Many thanks for this document. In general, the spec is well written as far as I
could see. I have a few nits and suggestions (see below).

My main question is about the use of Confirmable messages. Maybe I missed
something, but it seems to me the use of CON messages is not recommended in the
spec, but is nevertheless evoked in the spec. Is there room for 
simplification, or is it considered too "radical" to only specify the use of
Q-Block with non-confirmable messages?

Details below.

Best regards,



# Section 1

## Second to last sentence:
"such a recommendation does not work with a flooded pipe DDoS situation."
=> an explicit ref would feel natural at this point of the text (RFC8782 again?
Or another ref?).

## Last sentence:
Ends a little dry.
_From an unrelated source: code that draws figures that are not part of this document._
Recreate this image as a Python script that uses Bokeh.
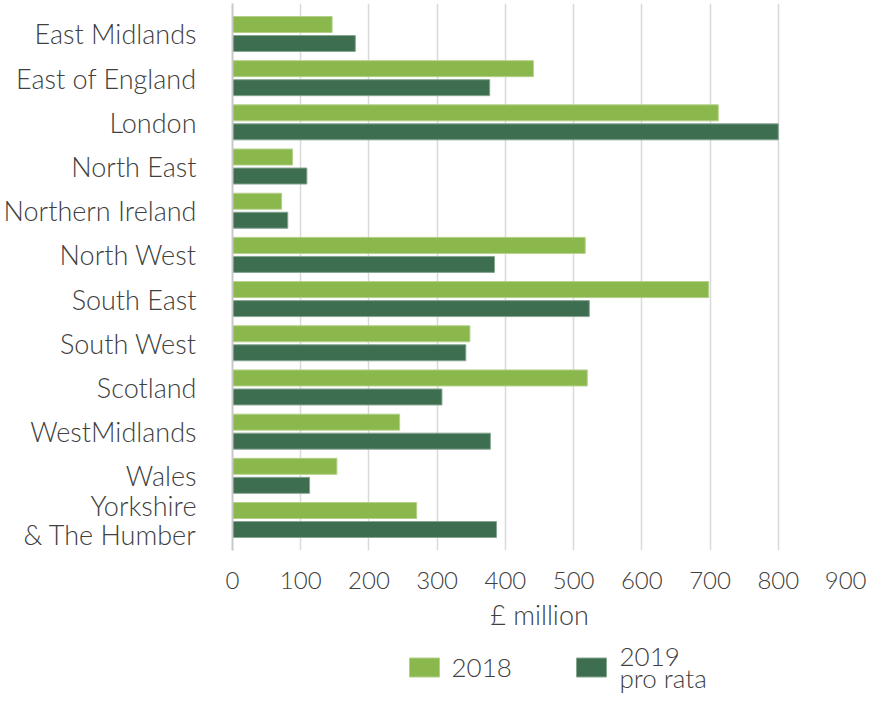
from bokeh.plotting import figure
from bokeh.models import ColumnDataSource, FactorRange, FixedTicker, Range1d
from bokeh.layouts import column
from bokeh.transform import dodge
from bokeh.core.properties import value
from bokeh.embed import file_html
from bokeh.resources import INLINE

regions = ["East Midlands", "East of England", "London", "North East", "Northern Ireland",
           "North West", "South East", "South West", "Scotland", "WestMidlands", "Wales",
           "Yorkshire\n& The Humber"]
v2018 = [146, 441, 712, 88, 72, 517, 698, 348, 520, 245, 153, 270]
v2019 = [180, 377, 800, 109, 81, 384, 523, 342, 307, 378, 113, 387]
series_labels = ["2018", "2019\npro rata"]
x_ticks = [0, 100, 200, 300, 400, 500, 600, 700, 800, 900]

FONT = "Lato Light, Lato"
TXT = "#404040"
C18 = "#8bb84c"
C19 = "#3d6e50"
E18 = "#b3d08a"
E19 = "#86a592"

src = ColumnDataSource(dict(region=regions, v2018=v2018, v2019=v2019))

p = figure(width=866, height=640, output_backend="svg", toolbar_location=None,
           y_range=FactorRange(factors=list(reversed(regions)), range_padding=0.19,
                               range_padding_units="absolute"),
           x_range=(0, 900), min_border_left=232, min_border_right=20,
           min_border_top=3, min_border_bottom=90, outline_line_color=None)

p.hbar(y=dodge("region", 0.215, range=p.y_range), right="v2018", left=0, height=0.362,
       source=src, fill_color=C18, line_color=E18, line_width=1)
p.hbar(y=dodge("region", -0.215, range=p.y_range), right="v2019", left=0, height=0.362,
       source=src, fill_color=C19, line_color=E19, line_width=1)

p.xaxis.ticker = FixedTicker(ticks=x_ticks)
p.xaxis.axis_line_color = None
p.xaxis.major_tick_line_color = None
p.xaxis.minor_tick_line_color = None
p.xaxis.major_label_text_font = FONT
p.xaxis.major_label_text_font_size = "24px"
p.xaxis.major_label_text_color = TXT
p.xaxis.major_label_standoff = 15
p.xaxis.axis_label = "£ million"
p.xaxis.axis_label_text_font = FONT
p.xaxis.axis_label_text_font_size = "27px"
p.xaxis.axis_label_text_font_style = "normal"
p.xaxis.axis_label_text_color = TXT
p.xaxis.axis_label_standoff = 6

p.yaxis.axis_line_color = "#c8c8c8"
p.yaxis.axis_line_width = 2
p.yaxis.major_tick_line_color = None
p.yaxis.minor_tick_line_color = None
p.yaxis.major_tick_out = 0
p.yaxis.major_tick_in = 0
p.yaxis.major_label_text_font = FONT
p.yaxis.major_label_text_font_size = "27px"
p.yaxis.major_label_text_color = TXT
p.yaxis.major_label_text_line_height = 0.9
p.yaxis.major_label_standoff = 36

p.ygrid.grid_line_color = None
p.xgrid.grid_line_color = "#d9d9d9"
p.xgrid.grid_line_width = 1.5

# legend strip (pixel-like coordinates matching the page, y pointing down)
lg = figure(width=866, height=54, output_backend="svg", toolbar_location=None,
            x_range=Range1d(232, 846), y_range=Range1d(54, 0),
            min_border_left=232, min_border_right=20, min_border_top=0,
            min_border_bottom=0, outline_line_color=None)
lg.axis.visible = False
lg.grid.visible = False
sq_x = [424, 591]
lg.rect(x=sq_x, y=[27, 27], width=30, height=19, fill_color=[C18, C19],
        line_color=[E18, E19])
lines18 = series_labels[0].split("\n")
lines19 = series_labels[1].split("\n")
lg.text(x=[451], y=[27], text=lines18, text_font=value(FONT), text_font_size="26px",
        text_color=TXT, text_baseline="alphabetic", text_align="left")
lg.text(x=[619] * len(lines19), y=[16, 37][:len(lines19)], text=lines19,
        text_font=value(FONT), text_font_size="26px", text_color=TXT,
        text_baseline="alphabetic", text_align="left")

layout = column(p, lg, spacing=0)
open("out.html", "w").write(file_html(layout, INLINE))
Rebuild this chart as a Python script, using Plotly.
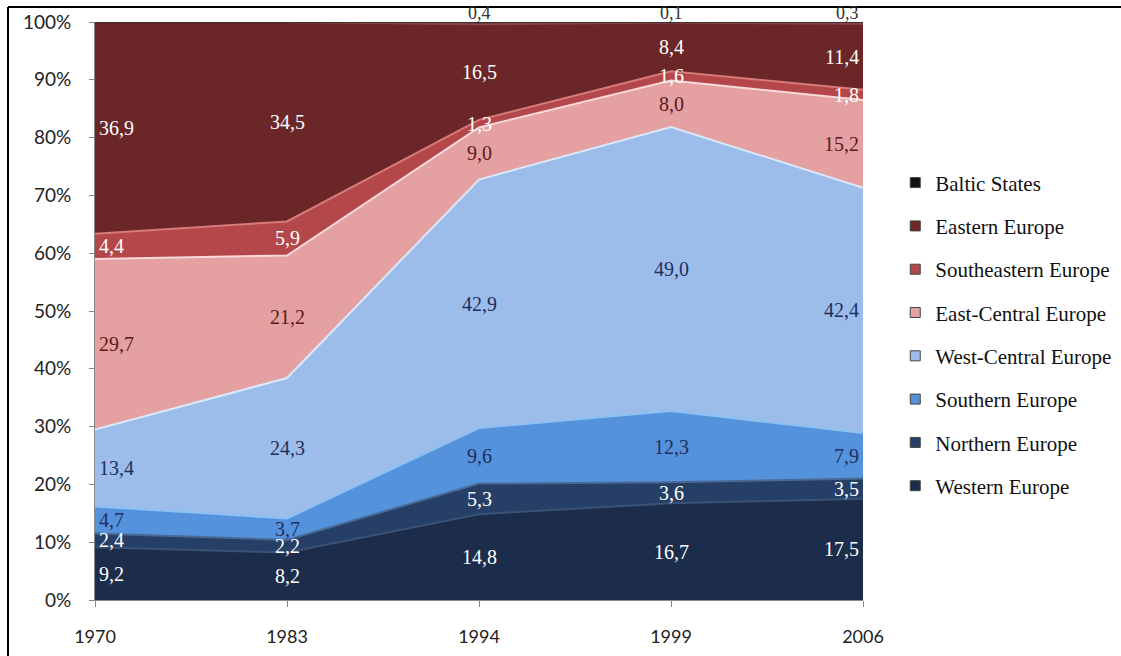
import plotly.graph_objects as go

# Share of each region by survey year (percent), bottom of the stack first
years = ["1970", "1983", "1994", "1999", "2006"]
regions = [
    "Western Europe",
    "Northern Europe",
    "Southern Europe",
    "West-Central Europe",
    "East-Central Europe",
    "Southeastern Europe",
    "Eastern Europe",
    "Baltic States",
]
western = [9.2, 8.2, 14.8, 16.7, 17.5]
northern = [2.4, 2.2, 5.3, 3.6, 3.5]
southern = [4.7, 3.7, 9.6, 12.3, 7.9]
west_central = [13.4, 24.3, 42.9, 49.0, 42.4]
east_central = [29.7, 21.2, 9.0, 8.0, 15.2]
southeastern = [4.4, 5.9, 1.3, 1.6, 1.8]
eastern = [36.9, 34.5, 16.5, 8.4, 11.4]
baltic = [0.0, 0.0, 0.4, 0.1, 0.3]
series = [western, northern, southern, west_central, east_central,
          southeastern, eastern, baltic]

fills = ["#1B2D4B", "#263F66", "#5592DC", "#9CBDEA", "#E5A1A1",
         "#B4474A", "#6B2628", "#111111"]
edges = ["#3A5275", "#4A6A96", "#8CC0F2", "#D9E9FB", "#F9DADA",
         "#D77A7A", "#8E4446", "#333333"]
label_colors = ["#FFFFFF", "#FFFFFF", "#1F2F5F", "#1F2F5F", "#5A1A1C",
                "#FFFFFF", "#FFFFFF", "#333333"]

LABEL_FONT = "Liberation Serif"
AXIS_FONT = "Lato"

xs = list(range(len(years)))
n = len(regions)
fig = go.Figure()
for i, (name, vals) in enumerate(zip(regions, series)):
    fig.add_trace(go.Scatter(
        x=xs, y=vals, name=name, mode="lines",
        stackgroup="one", groupnorm="percent",
        line=dict(color=edges[i], width=2),
        fillcolor=fills[i], showlegend=False,
    ))

# Legend entries with square swatches, top of the stack listed first
for i in reversed(range(n)):
    fig.add_trace(go.Scatter(
        x=[None], y=[None], name=regions[i], mode="markers",
        marker=dict(symbol="square", size=10, color=fills[i],
                    line=dict(color="#444444", width=1)),
        legendgroup=regions[i],
    ))

# Value labels in the middle of each band (positions normalised like the stack)
totals = [sum(s[j] for s in series) for j in xs]
for j in xs:
    base = 0.0
    for i, vals in enumerate(series):
        v = vals[j]
        share = v / totals[j] * 100
        if v > 0:
            txt = f"{v:.1f}".replace(".", ",")
            if j == 0:
                xa, xsh = "left", 2
            elif j == len(xs) - 1:
                xa, xsh = "right", -2
            else:
                xa, xsh = "center", 0
            if i == len(series) - 1:
                # thin top band: label sits just above the stack
                y, ysh, size = base + share, 9, 18
            else:
                y, ysh, size = base + share / 2, 0, 20
            fig.add_annotation(
                x=j, y=y, text=txt, showarrow=False,
                xanchor=xa, yanchor="middle", xshift=xsh, yshift=ysh,
                font=dict(family=LABEL_FONT, size=size, color=label_colors[i]),
            )
        base += share

W, H = 1121, 656
ml, mr, mt, mb = 95, 258, 22, 56
pw, ph = W - ml - mr, H - mt - mb

# Outer frame along the top and left edges of the chart
fx0 = (8 - ml) / pw
fy_top = (H - mb - 7) / ph
fig.add_shape(type="line", xref="paper", yref="paper", layer="below",
              x0=fx0, x1=(W - ml) / pw + 0.01, y0=fy_top, y1=fy_top,
              line=dict(color="black", width=2))
fig.add_shape(type="line", xref="paper", yref="paper", layer="below",
              x0=fx0, x1=fx0, y0=fy_top, y1=-mb / ph - 0.01,
              line=dict(color="black", width=2))

fig.update_layout(
    width=W, height=H,
    margin=dict(l=ml, r=mr, t=mt, b=mb, autoexpand=False),
    paper_bgcolor="white", plot_bgcolor="white",
    showlegend=True,
    legend=dict(
        x=1.042, y=0.757, xanchor="left", yanchor="top",
        traceorder="grouped", tracegroupgap=13, itemwidth=30,
        font=dict(family=LABEL_FONT, size=21, color="#111111"),
    ),
    xaxis=dict(
        range=[0, len(xs) - 1], tickmode="array", tickvals=xs, ticktext=years,
        showgrid=False, zeroline=False, showline=True, linecolor="#888888",
        ticks="outside", ticklen=6, tickcolor="#888888",
        ticklabelstandoff=14,
        tickfont=dict(family=AXIS_FONT, size=18, color="#222222"),
    ),
    yaxis=dict(
        range=[0, 100], tickvals=list(range(0, 101, 10)),
        ticktext=[f"{v}%" for v in range(0, 101, 10)],
        showgrid=False, zeroline=False, showline=True, linecolor="#888888",
        ticks="outside", ticklen=5, tickcolor="#888888",
        ticklabelstandoff=14,
        tickfont=dict(family=AXIS_FONT, size=19, color="#222222"),
    ),
)

fig.write_html("out.html")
How about completing it with something similar to:
OLD: "This document introduces the CoAP Q-Block1 and Q-Block2 Options (Section
3)" NEW: "This document introduces the CoAP Q-Block1 and Q-Block2 Options which
allow block-wise transfer to work with series of Non-confirmable messages,
instead of lock-stepping using CON messages".

# Section 3
It would read more naturally to my eyes if you'd swap around the section's
content in the beginning (part before 3.1 begins) like this:
 - move up the overview of the Q-Block options, i.e essentially the part
 "Q-Block1 and Q-Block2 Options are designed to work in particular with NON
 requests and responses..." and onwards; - gather afterwards the bullet points
 summing up the advantages / limitations /drawbacks of Q-Block options compared
 to the Block options.

# Section 4.1
the first time you mention POST, PUT? FETCH, iPATCH etc., I suggest you
explicitly cite RFC8132 again.

# Section 4.3, for Response code 4.13
"If a server receives payloads with different Request-Tags for the same
resource, it should continue to process all the bodies as it has no way of
determining which is the latest version, or which body, if any, the client is
terminating the transmission for." => since this is a *should* and not a MUST,
would it make sense to add reassuring an implementer note on how to comply
while minimzing buffer memory requirements? Are there use cases where the
server is *very* constrained in RAM for instance (say: Class 1 devices in RFC

# Section 7.1
Do I understand correctly that this configuration (all confirmable messages for
a given body) is *not* recommended? The statement "it is expected that all
requests and responses using Q-Block1 and Q-Block2 will be Non-confirmable" is
confusing at first sight, it begs the question: why specify the configuration
using CON, then? But maybe I missed something.

# Section 11
If the Request-tag happens to be an outer option (or if there is a proxy) does
the above comment on section 4.3 (response code 4.13) translate in a potential
resource exhaustion vulnerability for the server?